Finals are over and like every semester I wonder what on earth I was thinking. Who knew that it could be that challenging to take a full load of chemistry and physics and math classes? Carson asked me to blog about the differences between finals in high school and finals and college, so here you go.

1. In high school, particularly in a private high school like the one I attended, there are reviews. There are reviews during class, there are reviews at the teacher’s house where they kindly serve you food and soothe your anxieties, there are reviews the day before the final, and there are reviews on Sunday nights at the school building. In college there are tests. There’s the admonition to study your old tests and notes and examples in the books and the examples worked in class. There might be a response to your email that you frantically sent in the wee hours of the morning before the final. That response will probably tell you to study your old tests.

2. In high school there pats on the shoulder and answered questions and concerned smiles and even the occasional hug. In college your professor doesn’t know your name, much less know that you’re so worried about your performance that you’ve had dry heaves because you know that you have to have this class for your degree and that it’s not offered until the next spring of an odd year and you’re barely hanging onto a C.

3. In high school it is virtually impossible for one test, even a final, to cause you to fail the course.
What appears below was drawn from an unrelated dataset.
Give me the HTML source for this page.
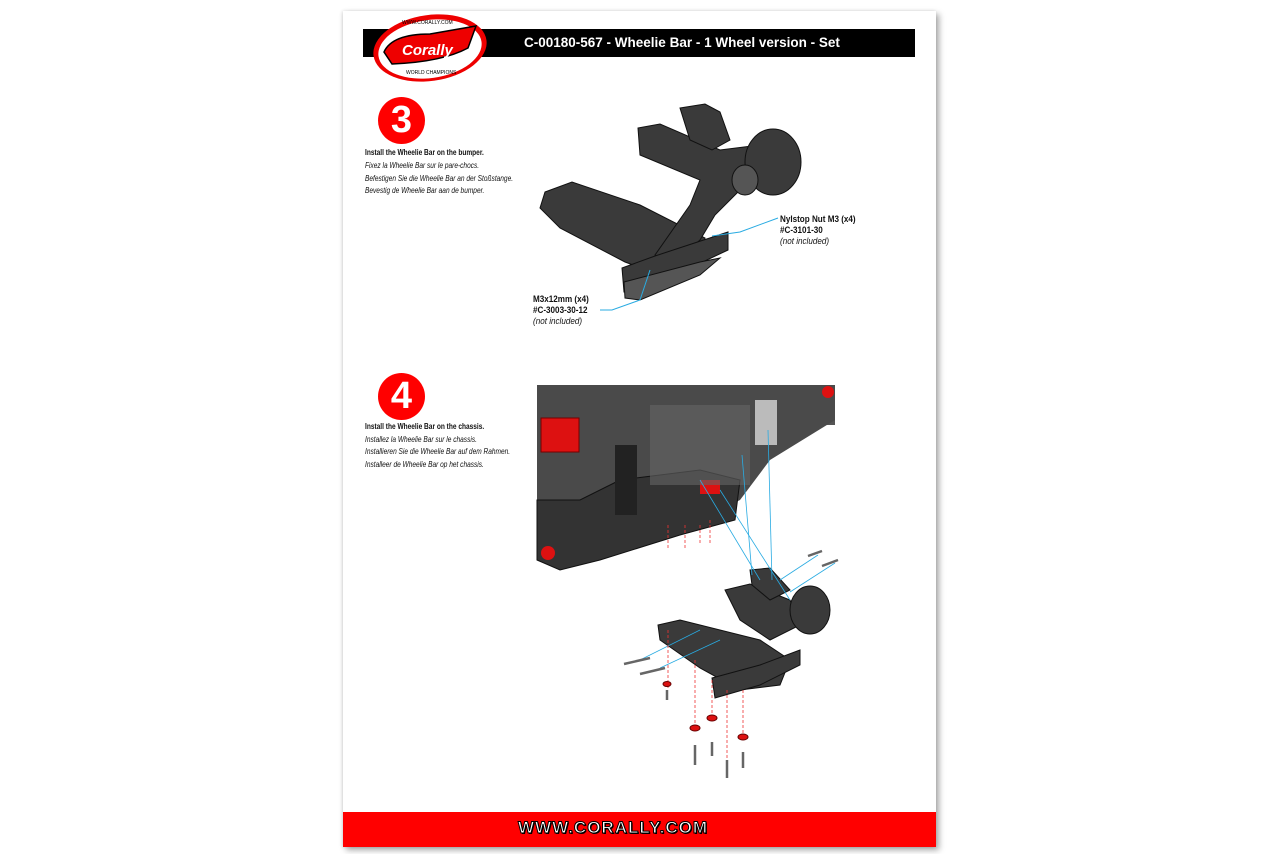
<!DOCTYPE html>
<html><head><meta charset="utf-8"><style>
body{margin:0;width:1280px;height:854px;background:#fff;position:relative;overflow:hidden;font-family:"Liberation Sans",sans-serif}
.page{position:absolute;left:343px;top:11px;width:593px;height:836px;background:#fff;box-shadow:3px 3px 6px rgba(0,0,0,.35),-1px 0 3px rgba(0,0,0,.12)}
.t{position:absolute;font-size:8px;color:#111;transform:scaleX(.82);transform-origin:left;white-space:nowrap}
.i{font-style:italic}
.lab{position:absolute;font-size:9px;line-height:10px;color:#111;transform:scaleX(.9);transform-origin:left;white-space:nowrap}
</style></head><body>
<div class="page"></div>
<div style="position:absolute;left:363px;top:29px;width:552px;height:28px;background:#000"></div>
<div style="position:absolute;left:524px;top:35px;color:#fff;font-weight:bold;font-size:13.5px">C-00180-567 - Wheelie Bar - 1 Wheel version - Set</div>
<svg style="position:absolute;left:372px;top:12px" width="118" height="72">
<ellipse cx="58" cy="36" rx="57" ry="33" fill="#e00" transform="rotate(-8 58 36)"/>
<ellipse cx="58" cy="37" rx="52" ry="29" fill="#fff" transform="rotate(-8 58 37)"/>
<path d="M12 40 Q20 22 58 22 L104 14 L96 36 Q70 50 20 52 Z" fill="#e00" stroke="#000" stroke-width="1.5"/>
<text x="30" y="43" font-size="15" font-weight="bold" font-style="italic" fill="#fff" font-family="Liberation Sans">Corally</text>
<text x="30" y="12" font-size="5" fill="#000">WWW.CORALLY.COM</text>
<text x="34" y="62" font-size="5" fill="#000">WORLD CHAMPIONS</text>
</svg>
<div style="position:absolute;left:343px;top:812px;width:593px;height:35px;background:#f00"></div>
<div style="position:absolute;left:518px;top:818px;font-weight:bold;font-size:17px;color:#fff;letter-spacing:1px;-webkit-text-stroke:1px #000;text-shadow:1px 1px 0 #000">WWW.CORALLY.COM</div>

<div style="position:absolute;left:378px;top:97px;width:47px;height:47px;border-radius:50%;background:#f00;color:#fff;font-weight:bold;font-size:38px;text-align:center;line-height:47px">3</div>
<div class="t" style="left:365px;top:148px;font-weight:bold">Install the Wheelie Bar on the bumper.</div>
<div class="t i" style="left:365px;top:161px">Fixez la Wheelie Bar sur le pare-chocs.</div>
<div class="t i" style="left:365px;top:174px">Befestigen Sie die Wheelie Bar an der Stoßstange.</div>
<div class="t i" style="left:365px;top:186px">Bevestig de Wheelie Bar aan de bumper.</div>

<div style="position:absolute;left:378px;top:373px;width:47px;height:47px;border-radius:50%;background:#f00;color:#fff;font-weight:bold;font-size:38px;text-align:center;line-height:47px">4</div>
<div class="t" style="left:365px;top:422px;font-weight:bold">Install the Wheelie Bar on the chassis.</div>
<div class="t i" style="left:365px;top:435px">Installez la Wheelie Bar sur le chassis.</div>
<div class="t i" style="left:365px;top:447px">Installieren Sie die Wheelie Bar auf dem Rahmen.</div>
<div class="t i" style="left:365px;top:460px">Installeer de Wheelie Bar op het chassis.</div>

<svg style="position:absolute;left:0;top:0" width="1280" height="854">
<g fill="#3a3a3a" stroke="#111" stroke-width="1">
<polygon points="545,192 572,182 640,205 705,238 700,262 660,275 625,262 560,228 540,208"/>
<polygon points="638,128 660,124 720,150 760,145 790,150 790,175 740,190 715,215 700,240 680,258 665,265 655,255 690,205 700,180 640,155"/>
<polygon points="680,108 705,104 720,112 730,140 712,150 690,140"/>
<ellipse cx="773" cy="162" rx="28" ry="33"/>
<ellipse cx="745" cy="180" rx="13" ry="15" fill="#555"/>
<polygon points="622,268 655,256 728,232 728,250 690,268 640,292 624,292"/>
<polygon points="624,282 700,262 720,258 700,275 640,300 625,298" fill="#555"/>
</g>
<g stroke="#29abe2" stroke-width="1" fill="none">
<polyline points="712,236 740,232 778,218"/>
<polyline points="650,270 640,300 612,310 600,310"/>
</g>
<rect x="537" y="385" width="298" height="40" fill="#555"/>
<polygon points="537,385 835,385 835,420 770,460 740,500 700,520 620,545 560,565 537,560" fill="#4a4a4a"/>
<polygon points="537,500 580,500 620,480 700,470 740,480 735,520 680,535 600,560 560,570 537,560" fill="#333" stroke="#111"/>
<rect x="541" y="418" width="38" height="34" fill="#d11" stroke="#700"/>
<rect x="615" y="445" width="22" height="70" fill="#222"/>
<rect x="755" y="400" width="22" height="45" fill="#bbb"/>
<rect x="700" y="480" width="20" height="14" fill="#d11"/>
<circle cx="548" cy="553" r="7" fill="#d11"/>
<circle cx="828" cy="392" r="6" fill="#d11"/>
<rect x="650" y="405" width="100" height="80" fill="#666" opacity=".6"/>
<g fill="#3a3a3a" stroke="#111">
<polygon points="658,625 680,620 760,640 790,660 780,685 740,690 700,668 660,640"/>
<polygon points="725,590 750,584 790,600 800,625 770,640 740,620"/>
<polygon points="750,570 770,568 790,590 770,600 752,585"/>
<ellipse cx="810" cy="610" rx="20" ry="24"/>
<polygon points="712,678 760,665 800,650 800,665 760,685 715,698"/>
</g>
<g stroke="#29abe2" stroke-width="0.8" fill="none">
<line x1="700" y1="480" x2="760" y2="580"/><line x1="720" y1="490" x2="790" y2="600"/>
<line x1="742" y1="455" x2="752" y2="575"/><line x1="768" y1="430" x2="772" y2="580"/>
<line x1="640" y1="660" x2="700" y2="630"/><line x1="660" y1="668" x2="720" y2="640"/>
<line x1="780" y1="580" x2="818" y2="555"/><line x1="790" y1="592" x2="835" y2="563"/>
</g>
<g stroke="#e33" stroke-width="0.8" stroke-dasharray="3,2">
<line x1="668" y1="630" x2="668" y2="690"/><line x1="695" y1="660" x2="695" y2="730"/>
<line x1="712" y1="680" x2="712" y2="720"/><line x1="727" y1="690" x2="727" y2="760"/>
<line x1="743" y1="690" x2="743" y2="738"/>
<line x1="668" y1="525" x2="668" y2="550"/><line x1="685" y1="525" x2="685" y2="550"/>
<line x1="700" y1="525" x2="700" y2="545"/><line x1="710" y1="520" x2="710" y2="545"/>
</g>
<g fill="#d11" stroke="#600"><ellipse cx="667" cy="684" rx="4" ry="2.5"/><ellipse cx="695" cy="728" rx="5" ry="3"/><ellipse cx="712" cy="718" rx="5" ry="3"/><ellipse cx="743" cy="737" rx="5" ry="3"/></g>
<g stroke="#666" stroke-width="2.5"><line x1="667" y1="690" x2="667" y2="700"/><line x1="695" y1="745" x2="695" y2="765"/><line x1="712" y1="742" x2="712" y2="756"/><line x1="727" y1="760" x2="727" y2="778"/><line x1="743" y1="752" x2="743" y2="768"/>
<line x1="624" y1="664" x2="650" y2="658"/><line x1="640" y1="674" x2="665" y2="668"/><line x1="808" y1="556" x2="822" y2="551"/><line x1="822" y1="566" x2="838" y2="560"/></g>
</svg>
<div class="lab" style="left:780px;top:214px;font-weight:bold">Nylstop Nut M3 (x4)</div>
<div class="lab" style="left:780px;top:225px;font-weight:bold">#C-3101-30</div>
<div class="lab i" style="left:780px;top:236px">(not included)</div>
<div class="lab" style="left:533px;top:294px;font-weight:bold">M3x12mm (x4)</div>
<div class="lab" style="left:533px;top:305px;font-weight:bold">#C-3003-30-12</div>
<div class="lab i" style="left:533px;top:316px">(not included)</div>
</body></html>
In college, it is highly likely that one test, especially the final, can ruin your grade, thereby ruining your GPA and your plans for graduation.

In four years of high school, I never received less than a B in a class. I also never studied for longer than three hours for an exam and I never had whole weeks where I subsisted on coffee, diet coke, and whatever random bits of food were in my fridge. In college I have definitely received less than a B and I have had long stretches were food came in third or fourth to a myriad of other priorities. It came after studying, mostly because I was trying to learn a semester’s worth of physics in two or three nights, it came after catching brief naps, usually at work, and it came after attending review sessions, study sessions, and worship services. I don’t know if any future college students will read this, but I’ll say this: don’t be alarmed. I’ve relished those experiences, because I know that I’ve earned my grades through hunger and exhaustion and serious bonding experiences with classmates. Sure it sucks at the time, but it’ll garner sympathy from customers at work, your landlord, and your parents will probably send you a little extra cash for late night finals week pizza/caffeine parties.